| WHAT YOU WILL DO |
Transcribe the records below exactly as they appear, omitting any pictures.

* * * * * * *

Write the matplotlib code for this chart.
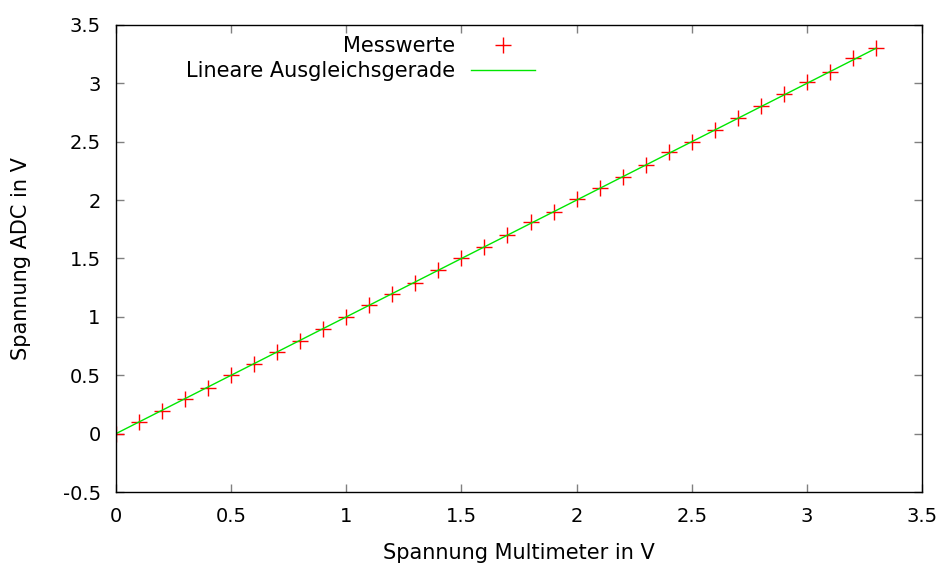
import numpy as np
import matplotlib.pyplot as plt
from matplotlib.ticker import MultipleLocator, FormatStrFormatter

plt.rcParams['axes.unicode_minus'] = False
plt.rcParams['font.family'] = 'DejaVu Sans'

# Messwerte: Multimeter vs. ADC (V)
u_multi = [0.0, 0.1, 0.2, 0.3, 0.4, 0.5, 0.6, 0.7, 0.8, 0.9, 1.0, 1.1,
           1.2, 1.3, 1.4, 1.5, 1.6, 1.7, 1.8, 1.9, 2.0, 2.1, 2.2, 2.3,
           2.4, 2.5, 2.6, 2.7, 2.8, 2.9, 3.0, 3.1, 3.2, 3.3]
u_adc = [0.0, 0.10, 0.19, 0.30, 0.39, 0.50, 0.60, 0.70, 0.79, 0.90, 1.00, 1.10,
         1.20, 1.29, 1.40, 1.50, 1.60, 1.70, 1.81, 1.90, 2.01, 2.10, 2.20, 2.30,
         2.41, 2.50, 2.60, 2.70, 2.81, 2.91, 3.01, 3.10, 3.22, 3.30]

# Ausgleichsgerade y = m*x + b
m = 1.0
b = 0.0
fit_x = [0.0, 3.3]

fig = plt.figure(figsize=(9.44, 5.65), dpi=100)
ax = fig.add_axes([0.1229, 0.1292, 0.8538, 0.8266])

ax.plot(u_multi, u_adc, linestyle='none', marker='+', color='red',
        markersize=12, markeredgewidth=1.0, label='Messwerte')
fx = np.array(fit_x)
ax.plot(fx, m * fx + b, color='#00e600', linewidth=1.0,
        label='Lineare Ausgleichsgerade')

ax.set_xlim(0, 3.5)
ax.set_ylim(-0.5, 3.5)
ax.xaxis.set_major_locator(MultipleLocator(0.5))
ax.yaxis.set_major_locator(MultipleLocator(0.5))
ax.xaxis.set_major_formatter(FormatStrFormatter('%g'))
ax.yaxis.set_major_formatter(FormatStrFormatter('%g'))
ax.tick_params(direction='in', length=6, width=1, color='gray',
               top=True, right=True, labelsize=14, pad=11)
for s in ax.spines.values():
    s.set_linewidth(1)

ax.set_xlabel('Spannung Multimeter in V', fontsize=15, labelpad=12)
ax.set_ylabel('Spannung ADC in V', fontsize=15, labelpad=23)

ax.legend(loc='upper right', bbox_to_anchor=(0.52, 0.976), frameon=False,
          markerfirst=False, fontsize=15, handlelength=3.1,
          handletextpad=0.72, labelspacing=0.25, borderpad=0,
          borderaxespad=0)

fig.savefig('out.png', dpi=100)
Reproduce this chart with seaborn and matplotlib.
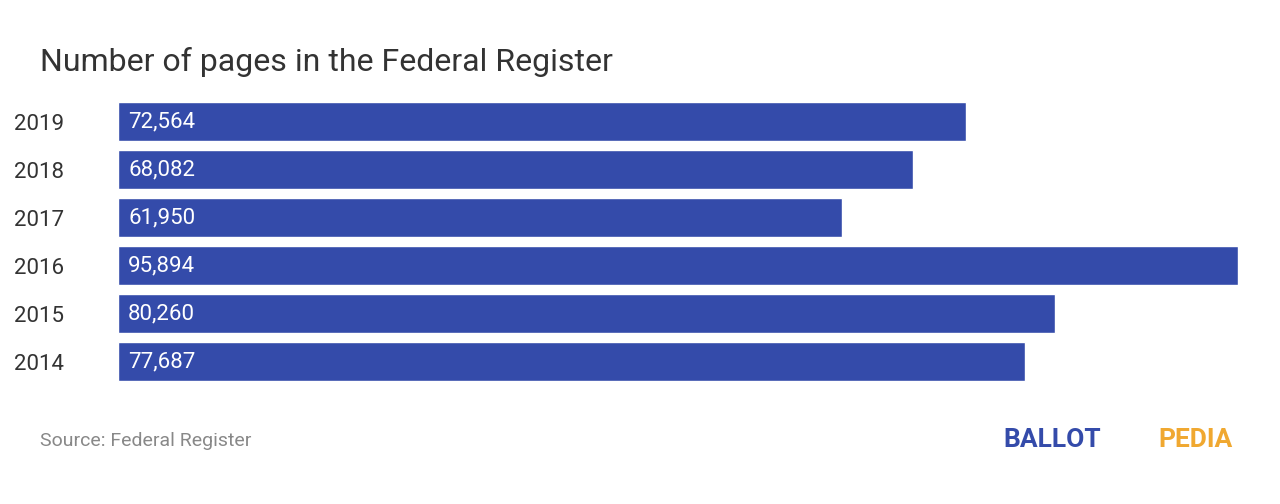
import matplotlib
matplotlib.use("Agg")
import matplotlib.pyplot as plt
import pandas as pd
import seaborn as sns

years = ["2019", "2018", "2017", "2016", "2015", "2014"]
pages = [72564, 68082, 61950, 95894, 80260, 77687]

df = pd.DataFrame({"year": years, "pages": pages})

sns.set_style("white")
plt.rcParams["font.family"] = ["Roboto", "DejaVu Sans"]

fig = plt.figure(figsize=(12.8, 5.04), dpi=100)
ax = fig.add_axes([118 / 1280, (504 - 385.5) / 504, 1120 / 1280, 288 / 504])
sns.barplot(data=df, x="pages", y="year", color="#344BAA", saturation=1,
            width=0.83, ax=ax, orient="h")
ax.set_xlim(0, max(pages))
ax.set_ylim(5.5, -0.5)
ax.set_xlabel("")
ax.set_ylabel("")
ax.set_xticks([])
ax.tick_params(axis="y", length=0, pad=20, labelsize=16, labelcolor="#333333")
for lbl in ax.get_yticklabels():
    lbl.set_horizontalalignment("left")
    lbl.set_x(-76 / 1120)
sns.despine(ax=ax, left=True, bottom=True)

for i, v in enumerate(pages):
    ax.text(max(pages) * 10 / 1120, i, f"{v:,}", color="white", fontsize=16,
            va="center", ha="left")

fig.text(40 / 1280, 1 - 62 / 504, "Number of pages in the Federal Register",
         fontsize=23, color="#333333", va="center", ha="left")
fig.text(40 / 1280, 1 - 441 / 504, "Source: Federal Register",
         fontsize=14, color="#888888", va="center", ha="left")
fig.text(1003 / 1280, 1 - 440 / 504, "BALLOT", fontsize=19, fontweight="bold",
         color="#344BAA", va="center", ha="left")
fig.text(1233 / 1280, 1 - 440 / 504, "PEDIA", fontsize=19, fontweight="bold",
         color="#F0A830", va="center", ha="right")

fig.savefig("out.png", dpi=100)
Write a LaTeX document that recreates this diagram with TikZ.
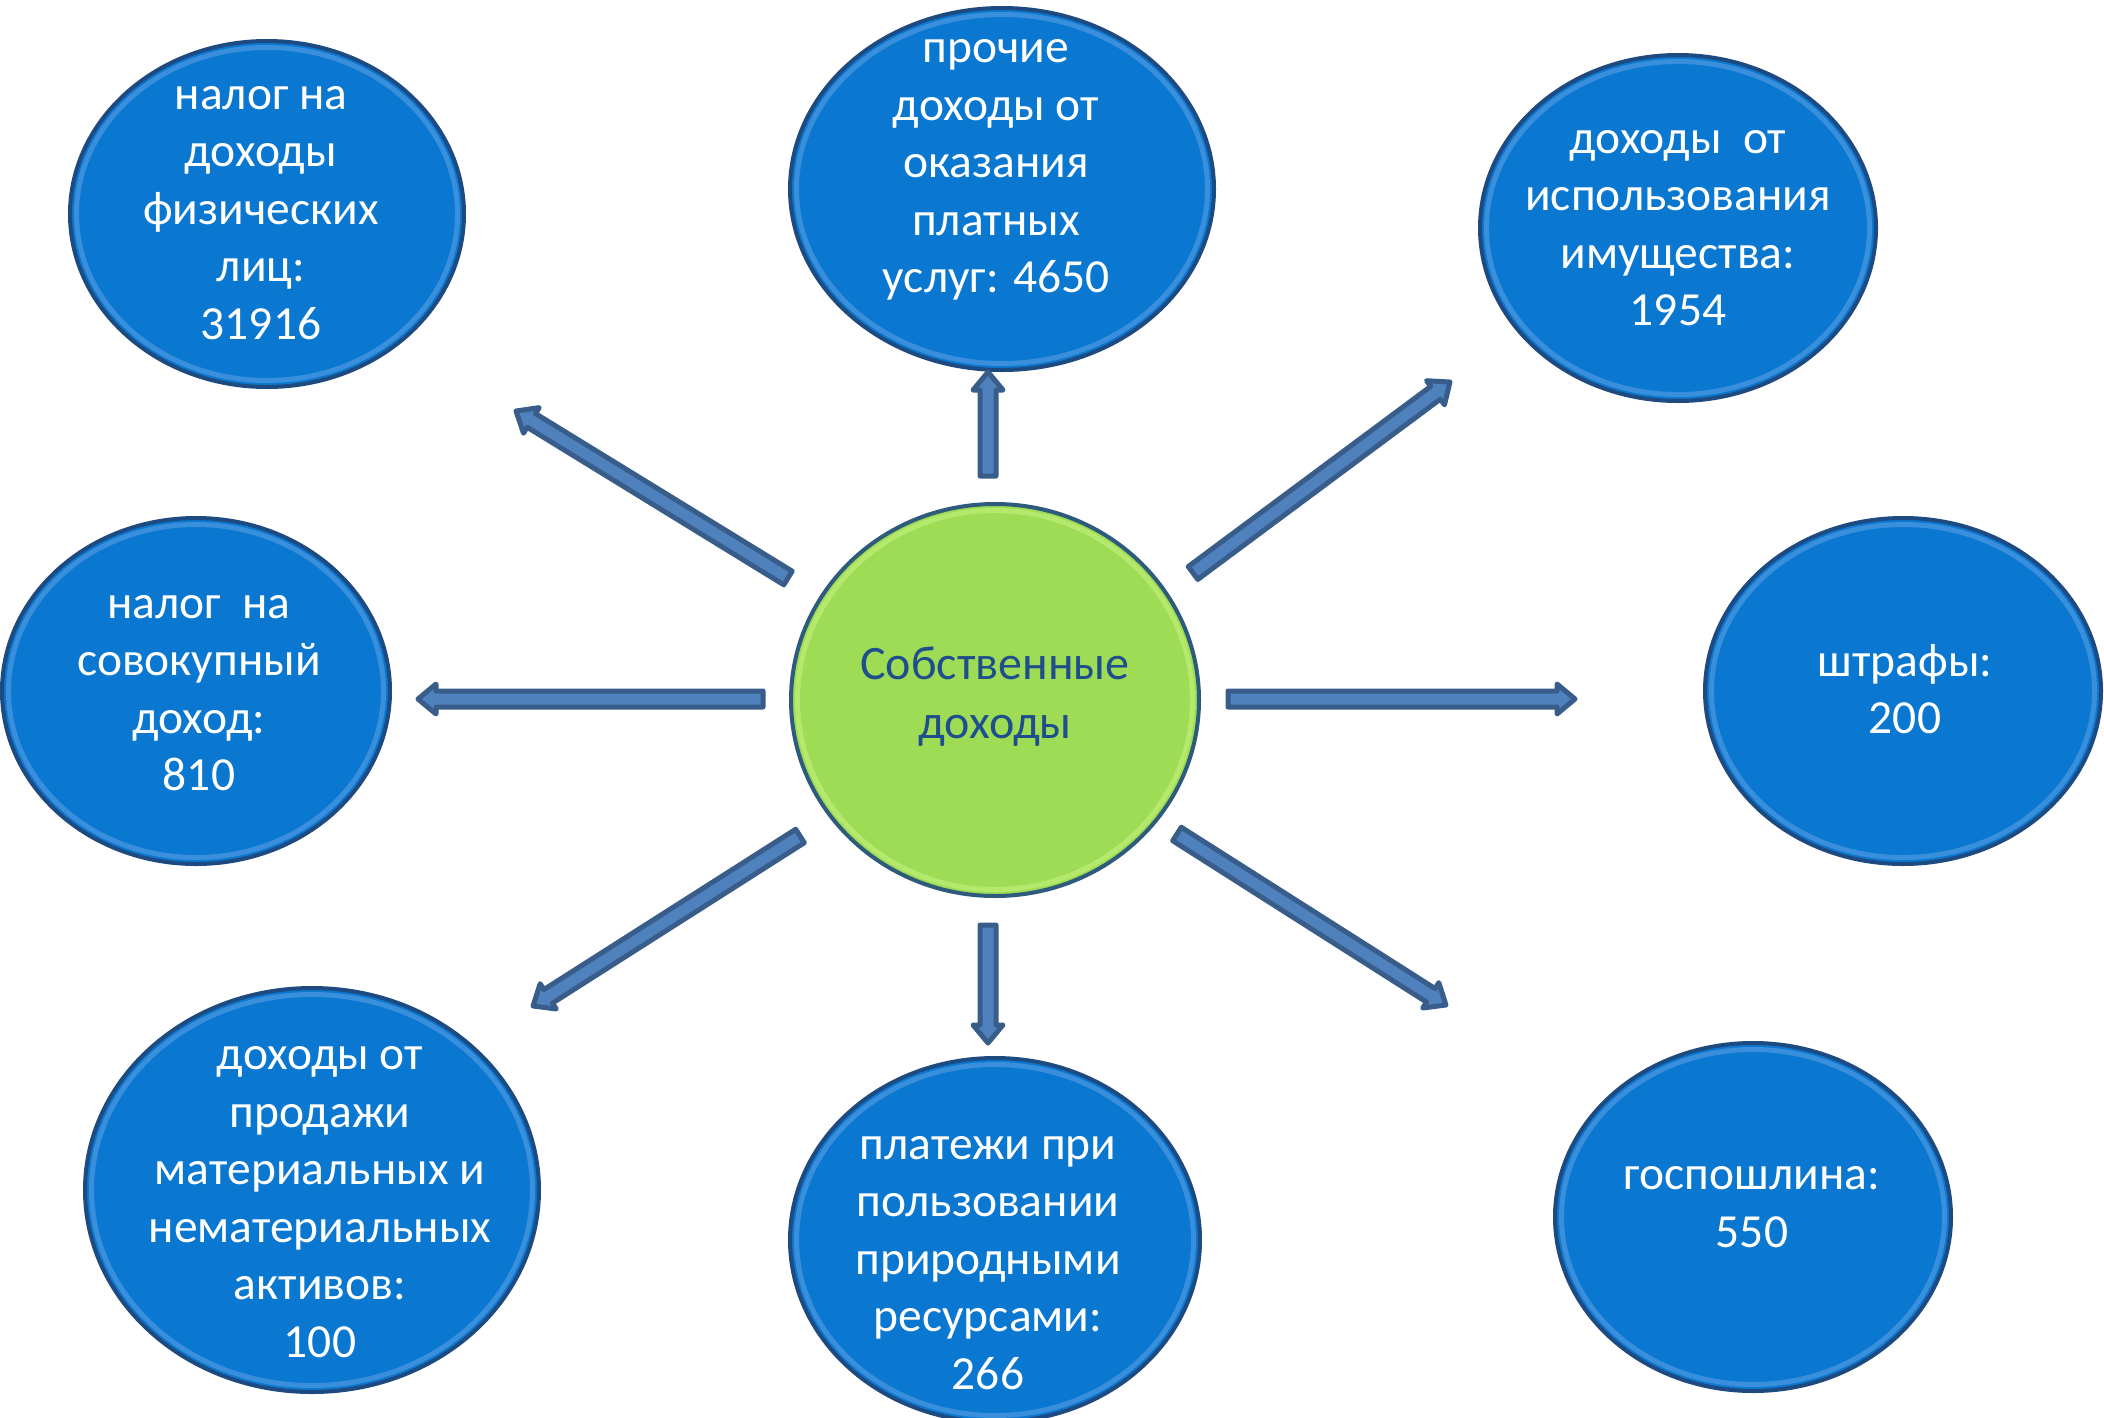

* * * * * * *

| FINAL ANSWER |
Write the matplotlib code for this chart.
import numpy as np
import matplotlib.pyplot as plt
from matplotlib.ticker import MultipleLocator, FormatStrFormatter

plt.rcParams['axes.unicode_minus'] = False
plt.rcParams['font.family'] = 'DejaVu Sans'

# Messwerte: Multimeter vs. ADC (V)
u_multi = [0.0, 0.1, 0.2, 0.3, 0.4, 0.5, 0.6, 0.7, 0.8, 0.9, 1.0, 1.1,
           1.2, 1.3, 1.4, 1.5, 1.6, 1.7, 1.8, 1.9, 2.0, 2.1, 2.2, 2.3,
           2.4, 2.5, 2.6, 2.7, 2.8, 2.9, 3.0, 3.1, 3.2, 3.3]
u_adc = [0.0, 0.10, 0.19, 0.30, 0.39, 0.50, 0.60, 0.70, 0.79, 0.90, 1.00, 1.10,
         1.20, 1.29, 1.40, 1.50, 1.60, 1.70, 1.81, 1.90, 2.01, 2.10, 2.20, 2.30,
         2.41, 2.50, 2.60, 2.70, 2.81, 2.91, 3.01, 3.10, 3.22, 3.30]

# Ausgleichsgerade y = m*x + b
m = 1.0
b = 0.0
fit_x = [0.0, 3.3]

fig = plt.figure(figsize=(9.44, 5.65), dpi=100)
ax = fig.add_axes([0.1229, 0.1292, 0.8538, 0.8266])

ax.plot(u_multi, u_adc, linestyle='none', marker='+', color='red',
        markersize=12, markeredgewidth=1.0, label='Messwerte')
fx = np.array(fit_x)
ax.plot(fx, m * fx + b, color='#00e600', linewidth=1.0,
        label='Lineare Ausgleichsgerade')

ax.set_xlim(0, 3.5)
ax.set_ylim(-0.5, 3.5)
ax.xaxis.set_major_locator(MultipleLocator(0.5))
ax.yaxis.set_major_locator(MultipleLocator(0.5))
ax.xaxis.set_major_formatter(FormatStrFormatter('%g'))
ax.yaxis.set_major_formatter(FormatStrFormatter('%g'))
ax.tick_params(direction='in', length=6, width=1, color='gray',
               top=True, right=True, labelsize=14, pad=11)
for s in ax.spines.values():
    s.set_linewidth(1)

ax.set_xlabel('Spannung Multimeter in V', fontsize=15, labelpad=12)
ax.set_ylabel('Spannung ADC in V', fontsize=15, labelpad=23)

ax.legend(loc='upper right', bbox_to_anchor=(0.52, 0.976), frameon=False,
          markerfirst=False, fontsize=15, handlelength=3.1,
          handletextpad=0.72, labelspacing=0.25, borderpad=0,
          borderaxespad=0)

fig.savefig('out.png', dpi=100)
Reproduce this chart with seaborn and matplotlib.
import matplotlib
matplotlib.use("Agg")
import matplotlib.pyplot as plt
import pandas as pd
import seaborn as sns

years = ["2019", "2018", "2017", "2016", "2015", "2014"]
pages = [72564, 68082, 61950, 95894, 80260, 77687]

df = pd.DataFrame({"year": years, "pages": pages})

sns.set_style("white")
plt.rcParams["font.family"] = ["Roboto", "DejaVu Sans"]

fig = plt.figure(figsize=(12.8, 5.04), dpi=100)
ax = fig.add_axes([118 / 1280, (504 - 385.5) / 504, 1120 / 1280, 288 / 504])
sns.barplot(data=df, x="pages", y="year", color="#344BAA", saturation=1,
            width=0.83, ax=ax, orient="h")
ax.set_xlim(0, max(pages))
ax.set_ylim(5.5, -0.5)
ax.set_xlabel("")
ax.set_ylabel("")
ax.set_xticks([])
ax.tick_params(axis="y", length=0, pad=20, labelsize=16, labelcolor="#333333")
for lbl in ax.get_yticklabels():
    lbl.set_horizontalalignment("left")
    lbl.set_x(-76 / 1120)
sns.despine(ax=ax, left=True, bottom=True)

for i, v in enumerate(pages):
    ax.text(max(pages) * 10 / 1120, i, f"{v:,}", color="white", fontsize=16,
            va="center", ha="left")

fig.text(40 / 1280, 1 - 62 / 504, "Number of pages in the Federal Register",
         fontsize=23, color="#333333", va="center", ha="left")
fig.text(40 / 1280, 1 - 441 / 504, "Source: Federal Register",
         fontsize=14, color="#888888", va="center", ha="left")
fig.text(1003 / 1280, 1 - 440 / 504, "BALLOT", fontsize=19, fontweight="bold",
         color="#344BAA", va="center", ha="left")
fig.text(1233 / 1280, 1 - 440 / 504, "PEDIA", fontsize=19, fontweight="bold",
         color="#F0A830", va="center", ha="right")

fig.savefig("out.png", dpi=100)
Write a LaTeX document that recreates this diagram with TikZ.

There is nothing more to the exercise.